What things do you take for granted?

Right to Health

In his daily prompt yesterday, Scott Andrew Bailey asks us about the “right to health”. I purposefully put that between quote marks, as obviously no-one has a right to health. We all get sick and die eventually. Okay, that was my autistic brain’s literal thinking acting up again. What Scott means is the right to medical care.

Scott asks whether medical care is something the government should provide for the people or whether it’s best left to the private sector. Are there drawbacks to your choice?

The answer to that last question is, of course, yes. Any system has its drawbacks. My answer to the first question, on the other hand, is: I’d like it to be a little of both. For my Dutch readers, the answer can be short: I like my own system best, despite its drawbacks, such as the mandatory copay and the diagnosis-treatment combinations which dictate that you’ll get care based on a diagnosis, not your needs. Those were a particularly problematic thing in mental health. I believe they’ve been altered to something else this year, but I don’t know whether it’s better or worse.
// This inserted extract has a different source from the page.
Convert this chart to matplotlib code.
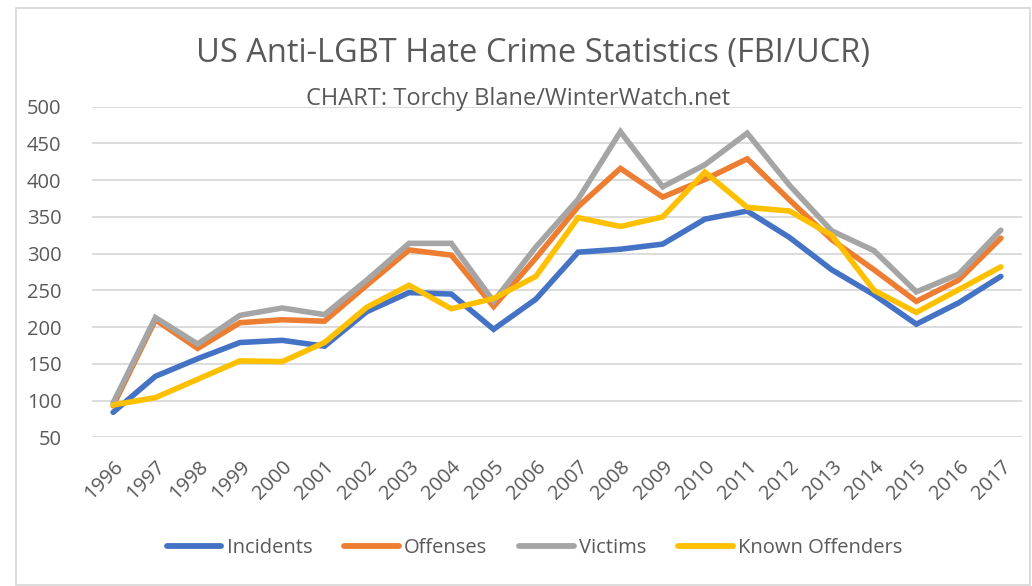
import matplotlib
matplotlib.use("Agg")
import matplotlib.pyplot as plt
from matplotlib.patches import Rectangle

years = list(range(1996, 2018))
incidents = [84, 133, 157, 179, 182, 174, 221, 247, 245, 197, 238, 302, 306, 313, 347, 358, 322, 278, 244, 204, 233, 269]
offenses = [93, 210, 171, 206, 210, 208, 257, 305, 298, 228, 294, 364, 416, 377, 401, 429, 373, 319, 278, 235, 264, 321]
victims = [97, 213, 177, 216, 226, 217, 264, 314, 314, 235, 309, 374, 466, 391, 421, 464, 393, 331, 304, 248, 272, 332]
known_offenders = [94, 104, 129, 154, 153, 179, 227, 257, 225, 239, 269, 349, 337, 350, 411, 363, 358, 325, 250, 220, 251, 282]

series = [
    ("Incidents", incidents, "#4472C4"),
    ("Offenses", offenses, "#ED7D31"),
    ("Victims", victims, "#A5A5A5"),
    ("Known Offenders", known_offenders, "#FFC000"),
]

plt.rcParams['font.family'] = ['Open Sans', 'DejaVu Sans']
txt = "#595959"

fig = plt.figure(figsize=(10.32, 5.86), dpi=100)
W, H = 1032, 586
ax = fig.add_axes([92 / W, 1 - 437.3 / H, (1022 - 92) / W, (437.3 - 106.7) / H])

for name, vals, col in series:
    ax.plot(years, vals, color=col, lw=4, label=name, solid_capstyle='round', solid_joinstyle='miter')

ax.set_xlim(1995.5, 2017.5)
ax.set_ylim(50, 500)
ax.set_yticks(range(50, 501, 50))
ax.set_xticks(years)
ax.set_xticklabels([str(y) for y in years], rotation=45, ha='right', rotation_mode='anchor')
ax.grid(axis='y', color='#D9D9D9', lw=1.3)
ax.set_axisbelow(True)
for s in ax.spines.values():
    s.set_visible(False)
ax.tick_params(axis='both', length=0, labelsize=14.5, labelcolor=txt)
ax.tick_params(axis='y', pad=22)
ax.tick_params(axis='x', pad=14)

fig.text(0.516, 1 - 62 / H, "US Anti-LGBT Hate Crime Statistics (FBI/UCR)", ha='center', va='baseline',
         fontsize=23.5, color=txt)
fig.text(0.502, 1 - 105 / H, "CHART: Torchy Blane/WinterWatch.net", ha='center', va='baseline',
         fontsize=17, color=txt)

leg = fig.legend(loc='center', bbox_to_anchor=(0.518, 1 - 548 / H), ncol=4, frameon=False,
                 fontsize=14.5, labelcolor=txt, handlelength=2.7, handletextpad=0.25, columnspacing=1.6)
for l in leg.get_lines():
    l.set_linewidth(4.2)

fig.patches.append(Rectangle((16 / W, 1 - 585 / H), (1030 - 16) / W, (585 - 8) / H,
                             transform=fig.transFigure, fill=False, edgecolor='#D9D9D9', lw=1.3))

fig.savefig("out.png", dpi=100)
For my international readers, here is a little explanation of how the Dutch system works and why it has the best of private and public healthcare combined. Basically, what is called basic health insurance is more or less public, even though it is covered through the same insurers that will cover your additional insurance should you get it and the insurance companies are private. The government decides which care is covered under basic insurance and insurers must accept every Dutch resident for this package, regardless of health status. The basic package covers visits to your GP, hospital care, most medications, specialist mental health services (ie. services for people with more severe mental health problems), etc. Things that are not covered include physical therapy, dentistry for adults over 22 I believe, contraception (even though Christian parties have been demanding it gets put into the package to prevent women needing abortions), etc. When I lived with my husband, I had mostly just the basic package (I did have some physio coverage but didn’t use that) and I didn’t have to pay a lot of extra money for things that weren’t covered.
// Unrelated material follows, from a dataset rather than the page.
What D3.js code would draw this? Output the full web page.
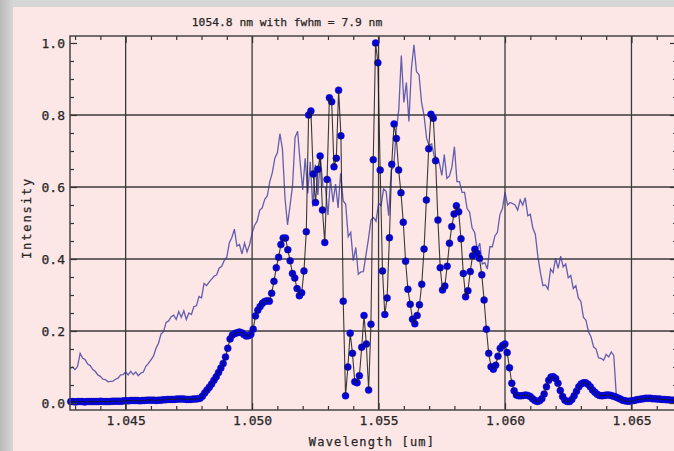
<!DOCTYPE html>
<html>
<head>
<meta charset="utf-8">
<script src="https://cdn.jsdelivr.net/npm/d3@7"></script>
<style>
  html, body { margin: 0; padding: 0; background: #d4d4d4; overflow: hidden; }
  svg { display: block; }
  text { font-family: "DejaVu Sans Mono", "Liberation Mono", monospace; fill: #262626; stroke: #262626; stroke-width: 0.25; }
</style>
</head>
<body>
<svg id="chart" width="674" height="451"></svg>
<script>
// ---- chart text ----
const titleText = "1054.8 nm with fwhm = 7.9 nm";
const xLabelText = "Wavelength [um]";
const yLabelText = "Intensity";
const xTickValues = [1.045, 1.050, 1.055, 1.060, 1.065];
const yTickValues = [0.0, 0.2, 0.4, 0.6, 0.8, 1.0];
const yGridValues = [0.2, 0.4, 0.6, 0.8];

// ---- measured spectrum (thin trace), sampled every 0.1 nm from 1.0428 um ----
const spectrumStart = 1.0428;
const spectrumStep = 0.0001;
const spectrum = [
  0.096, 0.100, 0.093, 0.102, 0.138, 0.125, 0.120, 0.108, 0.104, 0.093,
  0.088, 0.078, 0.074, 0.066, 0.065, 0.059, 0.060, 0.061, 0.066, 0.069,
  0.078, 0.079, 0.086, 0.078, 0.088, 0.079, 0.086, 0.076, 0.083, 0.086,
  0.102, 0.110, 0.120, 0.130, 0.152, 0.166, 0.192, 0.198, 0.224, 0.228,
  0.240, 0.244, 0.232, 0.254, 0.238, 0.256, 0.232, 0.250, 0.246, 0.268,
  0.270, 0.296, 0.292, 0.332, 0.326, 0.336, 0.344, 0.352, 0.356, 0.375,
  0.380, 0.396, 0.405, 0.445, 0.460, 0.483, 0.436, 0.440, 0.414, 0.444,
  0.420, 0.440, 0.472, 0.494, 0.505, 0.535, 0.542, 0.566, 0.575, 0.615,
  0.640, 0.680, 0.695, 0.748, 0.705, 0.570, 0.495, 0.548, 0.605, 0.738,
  0.755, 0.668, 0.592, 0.680, 0.582, 0.670, 0.545, 0.662, 0.578, 0.684,
  0.602, 0.598, 0.522, 0.622, 0.558, 0.608, 0.542, 0.638, 0.562, 0.552,
  0.462, 0.474, 0.395, 0.432, 0.358, 0.364, 0.365, 0.410, 0.455, 0.508,
  0.515, 0.505, 0.555, 0.548, 0.595, 0.588, 0.520, 0.648, 0.655, 0.758,
  0.815, 0.965, 0.835, 0.890, 0.782, 0.930, 0.995, 0.920, 0.912, 0.835,
  0.798, 0.735, 0.715, 0.720, 0.685, 0.682, 0.668, 0.632, 0.690, 0.624,
  0.630, 0.655, 0.712, 0.615, 0.615, 0.585, 0.585, 0.540, 0.530, 0.486,
  0.474, 0.426, 0.444, 0.386, 0.390, 0.372, 0.434, 0.434, 0.464, 0.474,
  0.524, 0.540, 0.586, 0.550, 0.557, 0.554, 0.550, 0.536, 0.564, 0.550,
  0.570, 0.520, 0.524, 0.486, 0.468, 0.406, 0.362, 0.326, 0.328, 0.316,
  0.372, 0.362, 0.402, 0.374, 0.408, 0.378, 0.386, 0.348, 0.354, 0.318,
  0.326, 0.292, 0.282, 0.238, 0.230, 0.198, 0.184, 0.156, 0.150, 0.125,
  0.124, 0.119, 0.135, 0.128, 0.142, 0.132, 0.022, 0.018, 0.016, 0.014,
  0.013, 0.012, 0.011, 0.010, 0.009, 0.009, 0.010, 0.012, 0.014, 0.015,
  0.016, 0.015, 0.013, 0.012, 0.011, 0.010, 0.010, 0.009, 0.009, 0.008, 0.008
];

// ---- retrieved pulse spectrum (dots), evenly sampled ----
const pulseStart = 1.04283;
const pulseStep = 0.0000913;
const pulse = [
  0.004, 0.004, 0.003, 0.004, 0.004, 0.004, 0.003, 0.004, 0.004, 0.004,
  0.004, 0.004, 0.004, 0.005, 0.004, 0.004, 0.004, 0.004, 0.005, 0.005,
  0.005, 0.005, 0.005, 0.006,
  0.006, 0.006, 0.007, 0.007, 0.007, 0.007, 0.006, 0.007, 0.007, 0.008,
  0.008, 0.008, 0.008, 0.007, 0.008, 0.008,
  0.009, 0.009, 0.010, 0.010, 0.010, 0.010, 0.011, 0.011, 0.011, 0.011,
  0.010, 0.010, 0.010, 0.011, 0.011, 0.012, 0.013,
  0.019, 0.028, 0.036, 0.044, 0.053, 0.063, 0.073, 0.085, 0.097, 0.110,
  0.128, 0.152, 0.178,
  0.189, 0.193, 0.195, 0.197, 0.195, 0.190, 0.186, 0.187, 0.191, 0.205,
  0.242, 0.258, 0.268, 0.277, 0.282, 0.284, 0.283, 0.305, 0.338, 0.376,
  0.405, 0.440, 0.458, 0.458, 0.426, 0.395, 0.360, 0.347, 0.318, 0.298,
  0.306, 0.367, 0.476, 0.800, 0.811, 0.636, 0.557, 0.649, 0.686, 0.536,
  0.446, 0.621, 0.848, 0.837, 0.656, 0.680, 0.869, 0.742, 0.283, 0.020,
  0.100, 0.194, 0.138, 0.059, 0.056, 0.076, 0.155, 0.243, 0.164, 0.036,
  0.219, 0.676, 1.000,
  0.945, 0.647, 0.367, 0.246, 0.292, 0.459, 0.663, 0.775, 0.735, 0.647,
  0.584, 0.502, 0.394, 0.316, 0.274, 0.233, 0.220, 0.243, 0.273, 0.330,
  0.428, 0.564, 0.706, 0.802, 0.791, 0.673, 0.508, 0.376, 0.314, 0.325,
  0.380, 0.444, 0.490, 0.525, 0.548,
  0.531, 0.456, 0.360, 0.295, 0.312, 0.365, 0.409, 0.427, 0.416, 0.402,
  0.356, 0.286, 0.205, 0.138, 0.101, 0.094, 0.105, 0.130, 0.152, 0.160,
  0.164, 0.140, 0.098, 0.055, 0.034,
  0.022, 0.020, 0.020, 0.021, 0.022, 0.021, 0.018, 0.012, 0.007, 0.004,
  0.006, 0.012, 0.025, 0.045, 0.063, 0.072, 0.073, 0.068, 0.055, 0.035,
  0.018, 0.008, 0.004, 0.004, 0.010, 0.020, 0.033, 0.045, 0.053, 0.056,
  0.056, 0.052, 0.045, 0.036,
  0.030, 0.024, 0.021, 0.020, 0.021, 0.022, 0.022, 0.021, 0.019, 0.017,
  0.014, 0.011, 0.008, 0.006, 0.005, 0.005, 0.006, 0.007, 0.009, 0.010,
  0.011, 0.012, 0.013, 0.013, 0.013, 0.012, 0.012, 0.011, 0.011, 0.010,
  0.010, 0.009, 0.009, 0.008, 0.008, 0.008
];

// ---- layout ----
const W = 674, H = 451;
const plot = { left: 70, right: 677, top: 36, bottom: 410 };

const svg = d3.select("#chart");

// window frame: grey margin on the left and top, pink panel
const defs = svg.append("defs");
const grad = defs.append("linearGradient").attr("id", "edgeGrad")
  .attr("x1", "0").attr("x2", "1").attr("y1", "0").attr("y2", "0");
grad.append("stop").attr("offset", "0").attr("stop-color", "#b9b9b9");
grad.append("stop").attr("offset", "1").attr("stop-color", "#d6d6d6");
svg.append("rect").attr("x", 0).attr("y", 0).attr("width", W).attr("height", H).attr("fill", "#d6d6d6");
svg.append("rect").attr("x", 0).attr("y", 0).attr("width", 13).attr("height", H).attr("fill", "url(#edgeGrad)");
svg.append("rect").attr("x", 13).attr("y", 7).attr("width", W - 13).attr("height", H - 7).attr("fill", "#fde6e6");

defs.append("clipPath").attr("id", "plotClip")
  .append("rect").attr("x", plot.left).attr("y", plot.top)
  .attr("width", plot.right - plot.left).attr("height", plot.bottom - plot.top);

// ---- scales ----
const x = d3.scaleLinear().domain([1.0428, 1.0668]).range([plot.left, plot.right]);
const y = d3.scaleLinear().domain([-0.0194, 1.0194]).range([plot.bottom, plot.top]);

const spectrumData = spectrum.map((v, i) => ({ w: spectrumStart + i * spectrumStep, v }));
const pulseData = pulse.map((v, i) => ({ w: pulseStart + i * pulseStep, v }));

// ---- grid ----
const grid = svg.append("g").attr("stroke", "#3a3a3a").attr("stroke-width", 1.3);
grid.selectAll("line.gx").data(xTickValues).join("line").attr("class", "gx")
  .attr("x1", d => x(d)).attr("x2", d => x(d))
  .attr("y1", plot.top).attr("y2", plot.bottom);
grid.selectAll("line.gy").data(yGridValues).join("line").attr("class", "gy")
  .attr("x1", plot.left).attr("x2", plot.right)
  .attr("y1", d => y(d)).attr("y2", d => y(d));

// ---- series ----
const line = d3.line().x(d => x(d.w)).y(d => y(d.v));

svg.append("path").datum(spectrumData)
  .attr("clip-path", "url(#plotClip)")
  .attr("d", line)
  .attr("fill", "none")
  .attr("stroke", "#3c3ca0")
  .attr("stroke-opacity", 0.8)
  .attr("stroke-width", 1.3)
  .attr("stroke-linejoin", "miter");

svg.append("g").selectAll("circle").data(pulseData).join("circle")
  .attr("cx", d => x(d.w)).attr("cy", d => y(d.v))
  .attr("r", 3.5)
  .attr("fill", "#0000f2")
  .attr("stroke", "#10108a")
  .attr("stroke-width", 0.4);

svg.append("path").datum(pulseData)
  .attr("clip-path", "url(#plotClip)")
  .attr("d", line)
  .attr("fill", "none")
  .attr("stroke", "#1a1a1a")
  .attr("stroke-opacity", 0.85)
  .attr("stroke-width", 1.1);

// ---- axes (inward ticks) ----
const xMinor = d3.range(1.043, 1.0671, 0.001).filter(v => !xTickValues.some(t => Math.abs(t - v) < 1e-6));
const yMinor = d3.range(0.05, 1.0, 0.05).filter(v => !yTickValues.some(t => Math.abs(t - v) < 1e-6));

function styleAxis(g) {
  g.select(".domain").remove();
  g.selectAll(".tick line").attr("stroke", "#333").attr("stroke-width", 1.2);
  g.selectAll("text").attr("fill", "#262626").attr("font-size", 13)
    .attr("font-family", "\"DejaVu Sans Mono\", monospace");
}

// bottom
svg.append("g").attr("transform", `translate(0,${plot.bottom})`)
  .call(d3.axisBottom(x).tickValues(xTickValues).tickFormat(d3.format(".3f")).tickSize(-7).tickPadding(6))
  .call(styleAxis);
svg.append("g").attr("transform", `translate(0,${plot.bottom})`)
  .call(d3.axisBottom(x).tickValues(xMinor).tickFormat("").tickSize(-4))
  .call(styleAxis);
// top
svg.append("g").attr("transform", `translate(0,${plot.top})`)
  .call(d3.axisTop(x).tickValues(xTickValues).tickFormat("").tickSize(-7))
  .call(styleAxis);
svg.append("g").attr("transform", `translate(0,${plot.top})`)
  .call(d3.axisTop(x).tickValues(xMinor).tickFormat("").tickSize(-4))
  .call(styleAxis);
// left
svg.append("g").attr("transform", `translate(${plot.left},0)`)
  .call(d3.axisLeft(y).tickValues(yTickValues).tickFormat(d3.format(".1f")).tickSize(-7).tickPadding(5))
  .call(styleAxis);
svg.append("g").attr("transform", `translate(${plot.left},0)`)
  .call(d3.axisLeft(y).tickValues(yMinor).tickFormat("").tickSize(-4))
  .call(styleAxis);
// right
svg.append("g").attr("transform", `translate(${plot.right},0)`)
  .call(d3.axisRight(y).tickValues(yTickValues).tickFormat("").tickSize(-7))
  .call(styleAxis);
svg.append("g").attr("transform", `translate(${plot.right},0)`)
  .call(d3.axisRight(y).tickValues(yMinor).tickFormat("").tickSize(-4))
  .call(styleAxis);

// frame
svg.append("rect")
  .attr("x", plot.left).attr("y", plot.top)
  .attr("width", plot.right - plot.left).attr("height", plot.bottom - plot.top)
  .attr("fill", "none").attr("stroke", "#444").attr("stroke-width", 1.5);

// ---- labels ----
svg.append("text").attr("x", 287).attr("y", 26)
  .attr("text-anchor", "middle").attr("font-size", 11.3)
  .text(titleText);

svg.append("text").attr("x", 372).attr("y", 446)
  .attr("text-anchor", "middle").attr("font-size", 12).attr("letter-spacing", 1.2)
  .text(xLabelText);

svg.append("text")
  .attr("transform", `translate(31,218) rotate(-90)`)
  .attr("text-anchor", "middle").attr("font-size", 12).attr("letter-spacing", 1.9)
  .text(yLabelText);
</script>
</body>
</html>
You can decide to get additional coverage for things like dental care, physical therapy, alternative medicine, etc. However, insurers can refuse you for those. They usually don’t for the cheaper packages, but then again getting these hardly outweighs the cost of paying for care out-of-pocket.

Basic health insurance currently costs about €133 a month if you want to have free choice of healthcare providers (I do). You can opt for a cheaper policy where the insurer has contracts with only certain providers and you have to pay 30% of treatment costs if you go to an uncontracted provider. Like I said, there’s a mandatory copay of €385 a year on your healthcare. GP visits do not count towards this.

Like I said, I think our system has the best of both public and private worlds. Before the current system was put in place, low to medium income people were covered under the sick fund, which was similar to the UK’s NHS, including its problems of extreme waiting lists and bureaucracy. People with higher incomes would need to get private insurance, but I don’t think it was much better for them, in the sense that those with private insurance would be treated favorably. That’s a good thing.

A note about those who cannot afford to pay for health insurance at all: as a general rule, basic insurance is mandatory and there are several ways in which the government aids low-income people, but ultimately if a person doesn’t pay at all, insurers have the ability to stop insuring them. In that case, hospitals can refuse care, but not in acutely life-threatening circumstances such as when someone has a heart attack. In that sense, you have a right not to die on the health system, but not an ultimate right to medical care.